Внутри палатки, засучив рукава, в белых измазанных кровью халатах, спокойно, но необычайно быстро и ловко, работали четверо наших докторов.
Меня внесли внутрь. Первым подошел ко мне о. Александр Архангельский, в эпитрахили и с крестом. Благословил и дал поцеловать крест. В это время освободился мой приятель д-р Георгиевский. Полил руки спиртом и подошел ко мне.
— Ну, покажи, что у тебя?
С меня стащили все, что полагалось и Георгиевский стал щупать, давить и ковырять.
— Ну, кость не задета… Пальцами можешь шевелить? — оказалось что могу — попало удачно… На дюйм выше, было бы скверно. Рана пулевая… входное отверстие уже затянулось, а выходное — довольно глубокая ямка, шириной в пятак… Температура небольшая, 38,2. Плохо, что ты так, долго на земле лежал, но что много крови вышло, это очень хорошо… Она все промыла. Переверните его!
Санитары меня ловко перевернули.
— Ну, теперь держись!
Георгиевский наклонился и из пробирки стал наливать мне иод в рану, как в рюмку.

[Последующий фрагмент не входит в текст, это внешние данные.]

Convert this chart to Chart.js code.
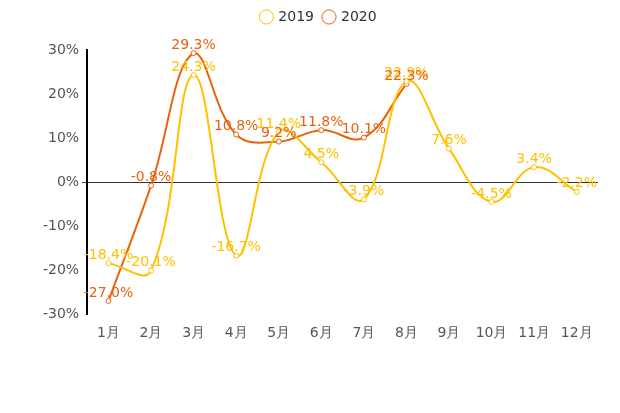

Ощущение было щекочущего ожога, так что захотелось и плакать, и смеяться. После этого, для бодрости, он дал мне стакан разбавленного спирта. Хватив его одним духом, да на пустой, желудок, палатка с докторами и фельдшерами, и еще с чем-то странным, черным, чего я сразу не заметил — заходила у меня ходуном.
Через несколько минут, всмотревшись, я почти убедился, что черная фигура не призрак, а пожилая очень строгого и важного вида женщина, с золотым крестом на груди, вся в черном и в огромной черной косынке. В дальнем углу палатки огромными ножницами, она методически резала огромные куски марли.
Я поймал за халат проходившего мимо доктора Васильева, притянул его ближе и шепотом спросил:
— Мне мерещится, или это действительно так? Что это за ангел смерти и что он у вас здесь делает?